On Monday an old friend died. Todd Varness was a brilliant physician, teacher and friend. He was a pediatrician in Madison, 36 years old, and his wife Deirdre is expecting their first child (a boy) in just a few months. On Good Friday he was diagnosed with lung cancer - the apparent return of a cancer he'd beaten years earlier. He died 4 months later.
Todd and I were no longer close friends. In college, however, he and a handful of others formed my community. He and I were lab partners (until he quickly passed me by and became my TA); dance partners, housemates, and good friends. So many memories of that time have come flooding back in the last few days. Acrobatic dance moves on the sticky floor of the Phi Psi house; debates over the true meaning of life after death as told by Dostoevsky; Ad hoc Chemistry lessons in the library; nights sitting on the roof of Homer Court. Not all of the memories are positive. He was also probably my first attempt at love, though it was never so clear, and my heart broke many times throughout our friendship. But the memories are all - every single one of them - incredibly full of life. Those were such vibrant times and the growth that occurred then has been a blessing for my lifetime.
Todd ultimately built a life rooted in community, faith, medicine, service, sports, and the love of his family.
I didn't know him well in this new life. But as I've been reading the testimonies of the vast swath of people who count themselves blessed to have known him, it's clear he was the same old Todd. Always up for adventure, fun, kind, spirited, driven, faithful, dedicated to his work and to the people he loved.
To grieve, I did what I do. Some people start baking or playing an instrument or exercising when they need to work out emotions. I preached. If you passed a jogger talking out loud and gesturing animatedly on Wooton parkway yesterday, that was me preaching a sermon to myself.
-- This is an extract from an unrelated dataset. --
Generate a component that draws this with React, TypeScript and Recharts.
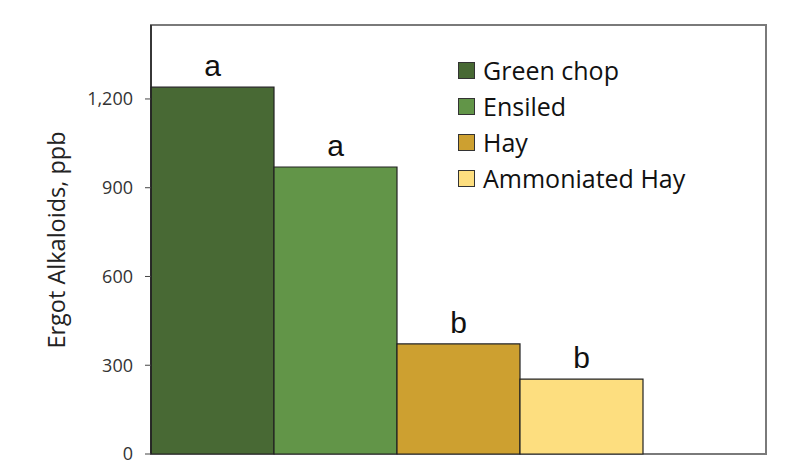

I centered my imaginary sermon on the text from last week, Luke 12. God reprimands a rich man foolishly storing up all these things for the future saying "this very night your life will be demanded of you." I thought about how Todd had lived his life as if other people had demanded it. People needed something from him - healing, friendship, wisdom - and he gave it. He might not have the future anyone had expected, but the life he gave while he had it was truly extraordinary. Todd packed more into his too-short 36 years than many of us do in the scores of years we've come to expect as our due. The tragedy of his death has touched many lives because Todd touched many lives.
It helped me remember that death is not the end. God's love is bigger than any grief, no matter how bottomless it might feel and a life that was vibrant on earth is even more vibrant now.
The overwhelming feeling I've had in the last 2 days is gratitude. I'm grateful that I got to be so influenced by someone as dynamic as Todd. I'm grateful that the people I met at good ol' Valpo created a community with me that still exists, despite years and miles of separation. Jill, Kelly, Dave, Tim, Rachel, Tiffany, Hope, Leanne and Jeff, Angela - I'm hardly in regular touch with any of these people, but I feel the influence of their friendship as a buoy, especially right now. I'm grateful for our professors - Dean Schwehn, Professor Contino; Margaret Franson, Olmstead, Piehl - are just a few. They took such care with us that they came to our parties and treated as if we might change the world.
I am grateful for this life. And plain old sad for his family and this world that Todd's ended so soon.